For Asakiyume and others interested in inventive efforts to preserve the culture of marginalized groups, this New Yorker story may be of interest.

“Iñupiat people, a tribe native to Alaska, did not have a written language for much of their history,” reports the magazine’s Culture Desk. “Instead, for thousands of years, their culture was passed down orally, often in the form of stories that parents and grandparents would tell and entrust to their children.

“In recent years, those stories, and the lessons and values and history that they contain, have become harder to preserve, as the young people of the tribe, growing up in the modern world, have drifted further and further from traditional ways.

“[A new] video, which originally appeared on ‘The New Yorker Presents‘ (Amazon Originals) and is based on a story by Simon Parkin, is about a recent experiment in transmitting Iñupiat culture through a new medium: a video game … in which an Iñupiat child travels across the wilderness to find the source of the bitter blizzards that have been hitting his village.

“Before they began building the game, E-Line developers travelled up to Barrow, in northern Alaska, in the deep, dark cold of January, to meet with tribe members and to lay the groundwork for the project.

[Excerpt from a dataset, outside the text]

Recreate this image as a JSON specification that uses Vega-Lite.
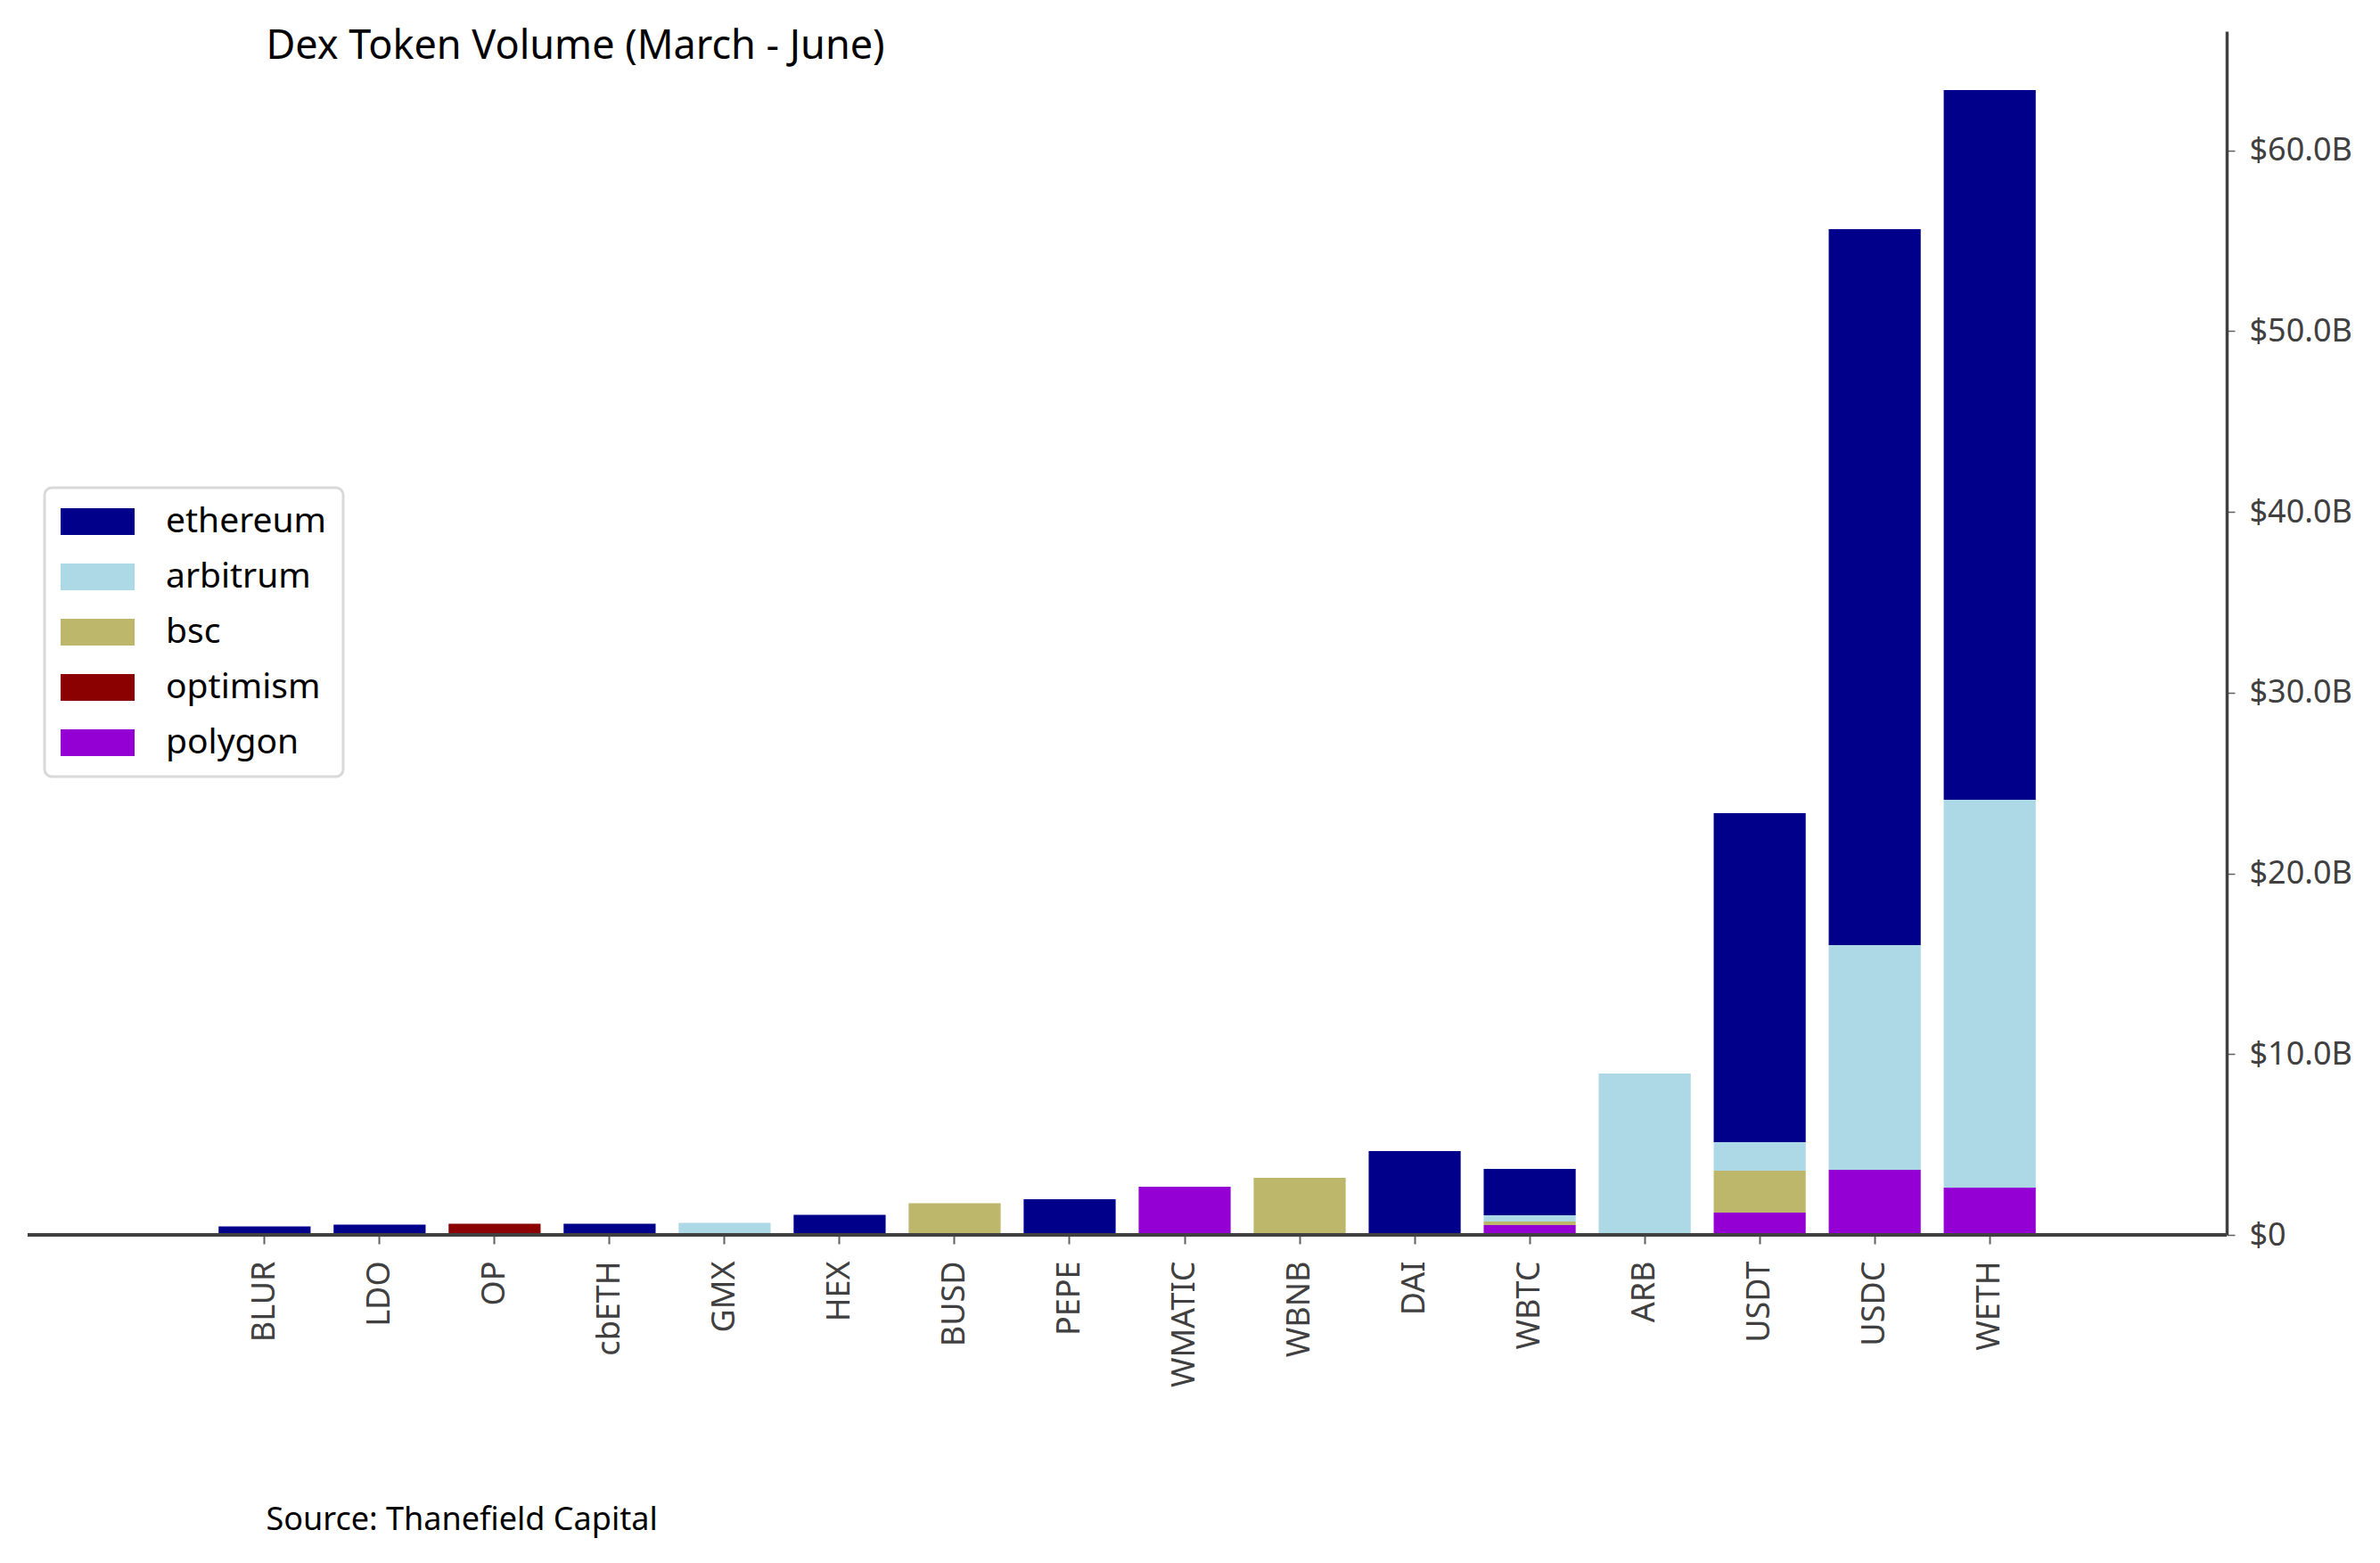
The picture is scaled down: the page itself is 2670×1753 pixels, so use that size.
{
  "$schema": "https://vega.github.io/schema/vega-lite/v6.json",
  "autosize": {"type": "none"},
  "width": 2467,
  "height": 1350,
  "padding": {"left": 31, "top": 35, "right": 172, "bottom": 368},
  "background": "white",
  "data": {
    "values": [
      {"token": "BLUR", "chain": "ethereum", "volume": 0.47},
      {"token": "LDO", "chain": "ethereum", "volume": 0.57},
      {"token": "OP", "chain": "optimism", "volume": 0.62},
      {"token": "cbETH", "chain": "ethereum", "volume": 0.62},
      {"token": "GMX", "chain": "arbitrum", "volume": 0.67},
      {"token": "HEX", "chain": "ethereum", "volume": 1.11},
      {"token": "BUSD", "chain": "bsc", "volume": 1.75},
      {"token": "PEPE", "chain": "ethereum", "volume": 1.97},
      {"token": "WMATIC", "chain": "polygon", "volume": 2.66},
      {"token": "WBNB", "chain": "bsc", "volume": 3.16},
      {"token": "DAI", "chain": "ethereum", "volume": 4.64},
      {"token": "WBTC", "chain": "polygon", "volume": 0.54},
      {"token": "WBTC", "chain": "bsc", "volume": 0.2},
      {"token": "WBTC", "chain": "arbitrum", "volume": 0.345},
      {"token": "WBTC", "chain": "ethereum", "volume": 2.565},
      {"token": "ARB", "chain": "arbitrum", "volume": 8.93},
      {"token": "USDT", "chain": "polygon", "volume": 1.23},
      {"token": "USDT", "chain": "bsc", "volume": 2.32},
      {"token": "USDT", "chain": "arbitrum", "volume": 1.58},
      {"token": "USDT", "chain": "ethereum", "volume": 18.2},
      {"token": "USDC", "chain": "polygon", "volume": 3.6},
      {"token": "USDC", "chain": "arbitrum", "volume": 12.43},
      {"token": "USDC", "chain": "ethereum", "volume": 39.62},
      {"token": "WETH", "chain": "polygon", "volume": 2.61},
      {"token": "WETH", "chain": "arbitrum", "volume": 21.46},
      {"token": "WETH", "chain": "ethereum", "volume": 39.27}
    ]
  },
  "layer": [
    {
      "transform": [
        {"calculate": "indexof(['polygon', 'optimism', 'bsc', 'arbitrum', 'ethereum'], datum.chain)", "as": "stackOrder"}
      ],
      "mark": {"type": "bar", "strokeWidth": 0},
      "encoding": {
        "x": {
          "field": "token",
          "type": "nominal",
          "sort": ["BLUR", "LDO", "OP", "cbETH", "GMX", "HEX", "BUSD", "PEPE", "WMATIC", "WBNB", "DAI", "WBTC", "ARB", "USDT", "USDC", "WETH"],
          "scale": {"paddingInner": 0.2, "paddingOuter": 1, "range": [85.2, 2381.8]},
          "axis": {
            "title": "Source: Thanefield Capital",
            "titleFont": "Noto Sans",
            "titleFontSize": 36,
            "titleFontWeight": "normal",
            "titleColor": "black",
            "titleAnchor": "start",
            "titleAlign": "left",
            "titleBaseline": "alphabetic",
            "titleX": 267,
            "titleY": 330,
            "labelAngle": -90,
            "labelFont": "Noto Sans",
            "labelFontSize": 36,
            "labelColor": "#404040",
            "labelPadding": 19,
            "tickSize": 10,
            "tickWidth": 2,
            "tickColor": "#606060",
            "domain": false,
            "grid": false
          }
        },
        "y": {
          "field": "volume",
          "type": "quantitative",
          "stack": "zero",
          "scale": {"domain": [0, 66.6], "nice": false, "zero": true},
          "axis": {
            "orient": "right",
            "title": "Dex Token Volume (March - June)",
            "titleFont": "Noto Sans",
            "titleFontSize": 45,
            "titleFontWeight": "normal",
            "titleColor": "black",
            "titleAngle": 0,
            "titleAnchor": "start",
            "titleAlign": "left",
            "titleBaseline": "alphabetic",
            "titleX": -2200,
            "titleY": 30,
            "values": [0, 10, 20, 30, 40, 50, 60],
            "labelExpr": "datum.value === 0 ? '$0' : '$' + format(datum.value, '.1f') + 'B'",
            "labelFont": "Noto Sans",
            "labelFontSize": 36,
            "labelColor": "#404040",
            "labelPadding": 16,
            "tickSize": 9,
            "tickWidth": 1.5,
            "tickColor": "#606060",
            "domainColor": "#404040",
            "domainWidth": 3.5,
            "grid": false
          }
        },
        "color": {
          "field": "chain",
          "type": "nominal",
          "scale": {
            "domain": ["ethereum", "arbitrum", "bsc", "optimism", "polygon"],
            "range": ["#00008b", "#add8e6", "#bdb76b", "#8b0000", "#9400d3"]
          },
          "legend": {
            "title": null,
            "orient": "none",
            "legendX": 19,
            "legendY": 512,
            "symbolType": "M-1,-0.36L1,-0.36L1,0.36L-1,0.36Z",
            "symbolSize": 6889,
            "symbolStrokeWidth": 0,
            "symbolOpacity": 1,
            "labelFont": "Noto Sans",
            "labelFontSize": 39,
            "labelColor": "black",
            "labelOffset": 35,
            "labelLimit": 500,
            "clipHeight": 40,
            "rowPadding": 22,
            "padding": 18,
            "strokeColor": "#d9d9d9",
            "cornerRadius": 8,
            "fillColor": "white",
            "encode": {
              "legend": {"update": {"strokeWidth": {"value": 3}}}
            }
          }
        },
        "order": {"field": "stackOrder", "type": "quantitative"}
      }
    },
    {
      "mark": {"type": "rule", "color": "#404040", "strokeWidth": 3.5},
      "encoding": {"y": {"datum": 0}}
    }
  ],
  "config": {
    "view": {"stroke": null},
    "font": "Noto Sans"
  }
}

The resulting game is called Never Alone. …

“Never Alone was created through a highly collaborative process: ‘We’ve had everybody from eighty-five-year-old elders who live most of the year in remote villages to kids in Barrow High School involved in the project,’ Amy Fredeen, the C.F.O. of E-Line, told Parkin. …

“As Clare Swan, who sits on the tribal council that had to approve the project, recalls, ‘We just said, “Shoot, of course it’s difficult.” Anything that’s worth it is.’ ”

More at the New Yorker, here.

I imagine that elders and students got a thrill out of this project in different ways. I would love to know to what extent their feelings overlapped. Did the elders care more about the preservation aspects and the children about making modern media?